A nonprofit research group has stirred controversy by reporting that the majority of students at the University of Texas are taught by only about 20 percent of the faculty and that if the rest of the faculty taught more classes, tuition could be reduced substantially. The study drew criticism from UT’s president for using raw data, but the group’s director defended the report. Another study took aim at Texas A&M, reporting that based on comparisons between money it spent on research and research papers published, it was the second-least-productive campus in the nation.
An analysis of federal employment data revealed that Texas has created more jobs in the last 10 years than any other state: 732,800 new jobs since April 2001. No other state came close, and only 19 states plus the District of Columbia showed net growth. Topping the charts in job loss were California and Michigan, at 623,700 and 619,200 respectively. The strength of Texas’ numbers was attributed to a stronger real estate market.

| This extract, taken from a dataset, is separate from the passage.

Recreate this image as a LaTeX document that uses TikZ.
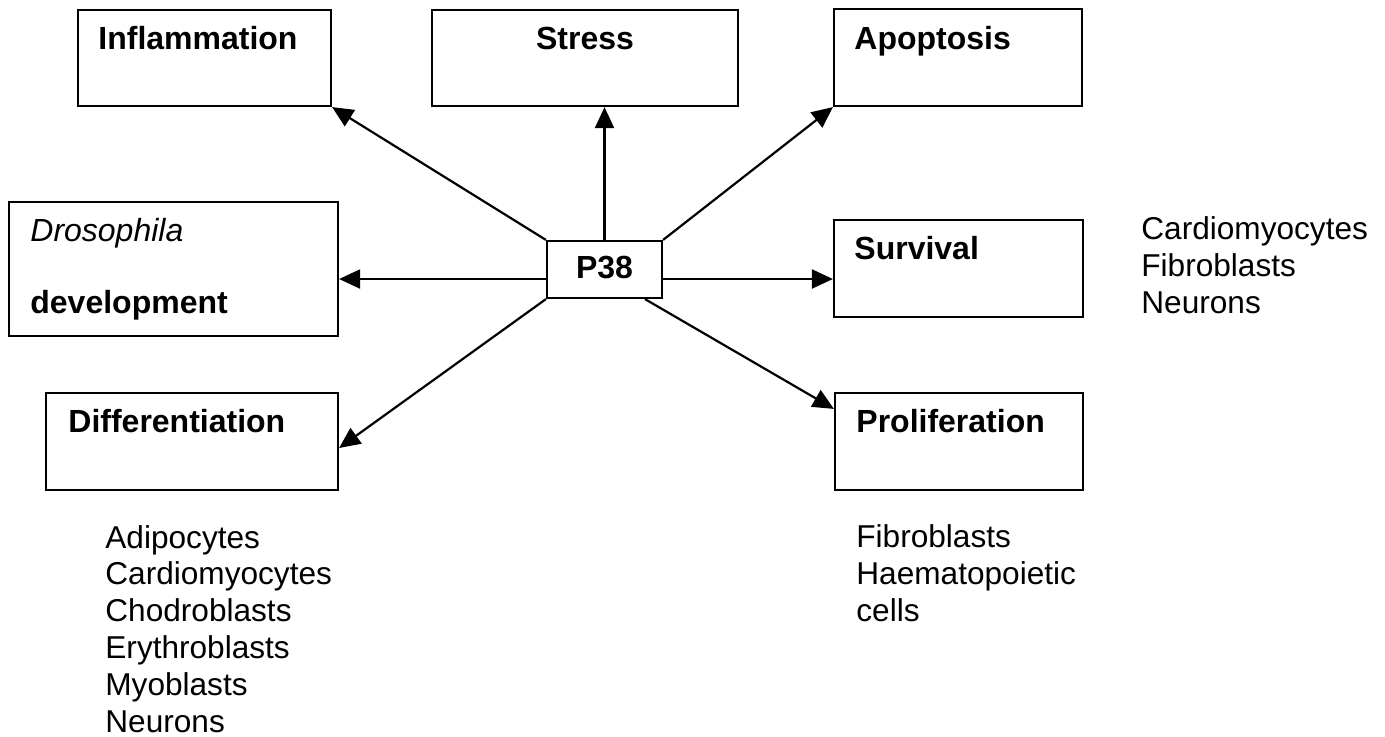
\documentclass[tikz,border=0pt]{standalone}
\usepackage{fontspec}
\setmainfont{Liberation Sans}
\usetikzlibrary{arrows.meta, positioning}

\begin{document}
\begin{tikzpicture}[
  x=0.5pt, y=-0.5pt,
  box/.style = {rectangle, draw=black, line width=1.1pt, inner sep=0pt},
  boxtext/.style = {font=\fontsize{16}{18.4}\selectfont\bfseries, inner sep=0pt, anchor=base west},
  celllist/.style = {font=\fontsize{15.8}{18.4}\selectfont, inner sep=0pt, anchor=base west, align=left},
  arrow/.style = {-{Triangle[length=10.5pt,width=9.5pt]}, line width=1.1pt}
]
\useasboundingbox (0,0) rectangle (1385,736);

% boxes
\node[box, minimum width=126.5pt, minimum height=48pt]   (inflam) at (204.5,58)  {};
\node[box, minimum width=153pt,   minimum height=48pt]   (stress) at (585,58)    {};
\node[box, minimum width=124pt,   minimum height=48.5pt] (apopt)  at (958,57.5)  {};
\node[box, minimum width=164.5pt, minimum height=67pt]   (droso)  at (173.5,269) {};
\node[box, minimum width=57.5pt,  minimum height=28.5pt] (ptt)    at (604.5,269.5) {};
\node[box, minimum width=124.5pt, minimum height=48.5pt] (surv)   at (958.5,268.5) {};
\node[box, minimum width=146pt,   minimum height=48.5pt] (diff)   at (192,441.5) {};
\node[box, minimum width=124pt,   minimum height=48.5pt] (prolif) at (959,441.5) {};

% box texts
\node[boxtext] (inflamtxt) at (98,49)  {Inflammation};
\node[boxtext, anchor=base] (stresstxt) at (585,49) {Stress};
\node[boxtext] (apopttxt)  at (854,49) {Apoptosis};
\node[boxtext, font=\fontsize{16}{18.4}\selectfont\itshape] (drosotxt) at (30,241) {Drosophila};
\node[boxtext] (devtxt)    at (30,313) {development};
\node[boxtext, anchor=base] (ptttxt) at (604.5,278) {P38};
\node[boxtext] (survtxt)   at (854,259) {Survival};
\node[boxtext] (difftxt)   at (68,432)  {Differentiation};
\node[boxtext] (proliftxt) at (856,432) {Proliferation};

% cell types (base = last line)
\node[celllist] (survcells)   at (1141,313) {Cardiomyocytes\\Fibroblasts\\Neurons};
\node[celllist] (diffcells)   at (105,732)  {Adipocytes\\Cardiomyocytes\\Chodroblasts\\Erythroblasts\\Myoblasts\\Neurons};
\node[celllist] (prolifcells) at (856,621.5) {Fibroblasts\\Haematopoietic\\cells};

% arrows
\draw[arrow] (ptt.north west) -- (inflam.south east);
\draw[arrow] (ptt.north) -- (ptt.north |- stress.south);
\draw[arrow] (ptt.north east) -- (apopt.south west);
\draw[arrow] ([yshift=-4.75pt]ptt.west) -- ([yshift=-4.75pt]ptt.west -| droso.east);
\draw[arrow] ([yshift=-4.75pt]ptt.east) -- ([yshift=-4.75pt]ptt.east -| surv.west);
\draw[arrow] (ptt.south west) -- ([yshift=-3.25pt]diff.east);
\draw[arrow] ([xshift=20.25pt]ptt.south) -- ([yshift=-8.5pt]prolif.north west);

\end{tikzpicture}
\end{document}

As abortion sonogram legislation, one of Gov. Rick Perry’s declared emergency items, arrived at the governor’s desk for his signature, an abortion-rights group prepared to challenge the legislation. The Center for Reproductive Rights in New York is preparing to file suit against the law, which is set to take effect Sept. 1.
With a statewide drought lingering, another massive wildfire ignited in West Texas, threatening the city of Midland. Residents were asked to evacuate homes and businesses as the grassfire made a rapid advance toward the city limits from its starting point west of town. Firefighters were able to control the fire after it burned more than 4,000 acres, but there were no homes lost and no serious injuries reported — a major victory in this record season for wildfires.